Harlem 2- Identità e rappresentazione
Nelle otto puntate della seconda stagione di Harlem, ora interamente disponibile su Prime Video, ritroviamo le quattro protagoniste Camille, Tye, Angie e Quinn alle prese con le loro vicende esistenziali e relazionali, tra drammi, gioie e nuove consapevolezze.
Come già si poteva notare dalla prima stagione, Harlem è a tutti gli effetti una versione contemporanea dell’iconica Sex and the City: quattro amiche con caratteri diversi, ma accomunate da un forte legame – nonché da una tendenza estetica all’apparire sempre glamour – condividono esperienze e sentimenti riguardo la loro sfera personale, professionale e soprattutto relazionale. In questo caso, però, le quattro protagoniste sono nere e vivono ad Harlem, quartiere storicamente afroamericano a nord di Manhattan.
Harlem, dunque, si connota a tutti gli effetti come una serie romantica, ma che vuole anche trasmettere certi messaggi come l’importanza dell’emancipazione femminile, e nello specifico quello delle donne nere, svantaggiate per lungo tempo – e ancora oggi – non solo per il fatto di essere donne, ma anche per il colore della loro pelle. Le protagoniste, infatti, seppur con carriere molto eterogenee e dopo diverse peripezie, trovano una loro personale e felice realizzazione professionale.
Molto di più che nella prima stagione, il tema preponderante è quello dell’identità e il diritto e il dovere di esprimerla. Attraverso i perigli delle protagoniste, nel corso della serie si assiste alla loro crescita personale e relazionale e all’acquisizione di nuove consapevolezze, il tutto mutuato da una costante riflessione sull’identità. Identità nera, femminile, sessuale, culturale. Il messaggio di fondo della serie è proprio che le persone – e in particolare le donne nere – debbano andare fiere di ciò che sono e di come si sentono, senza vergogna e, anzi, esprimendosi il più possibile. Non a caso, infatti, l’ultimo episodio è dedicato alla Black Joy, che per gli individui appartenenti alla comunità nera consiste nella capacità di rintracciare un nutrimento positivo dentro di sé e negli altri, una gioia di esprimersi appunto, che rappresenta un luogo sicuro e curativo in risposta ad esperienze razziste traumatiche e devastanti.
Una serie come Harlem, seppur proponendo stilemi narrativi tutt’altro che originali, riesce comunque a mettere in luce la questione dell’identità interrelata a quella della rappresentazione, anche e proprio attraverso l’espediente della Black Joy: quando le persone vivono in un mondo che le svaluta perché sono nere e respinge i loro contributi alla società, la “gioia nera” è ancora uno strumento efficace che permette a individui e gruppi di spostare l'impatto di narrazioni ed eventi negativi a loro favore.

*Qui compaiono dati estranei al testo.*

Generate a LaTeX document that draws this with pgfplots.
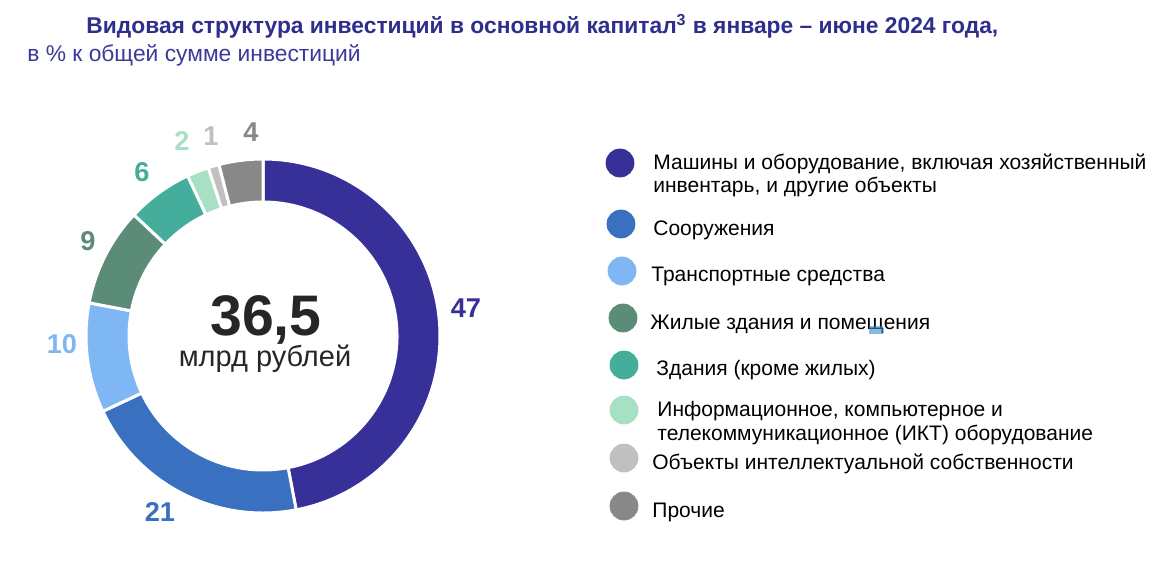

Harlem 2 si connota come un prodotto interessante e perfettamente al passo con i tempi che, sebbene mantenga saldo il suo scopo di intrattenere, a tratti riesce a raggiungere l’obiettivo di trasmettere messaggi positivi e di inclusività. “A tratti” perché comunque, coerentemente allo stile scelto per la serie, le protagoniste sono pur sempre immerse in un contesto glamour e agiato, dove non esiste la necessità di un vero e proprio riscatto. In ogni caso, i momenti di puro svago e di facile immedesimazione per le spettatrici possono diventare un’occasione di riflessione su come ancora oggi certe categorie di persone, soprattutto bianche, siano più privilegiate di altre.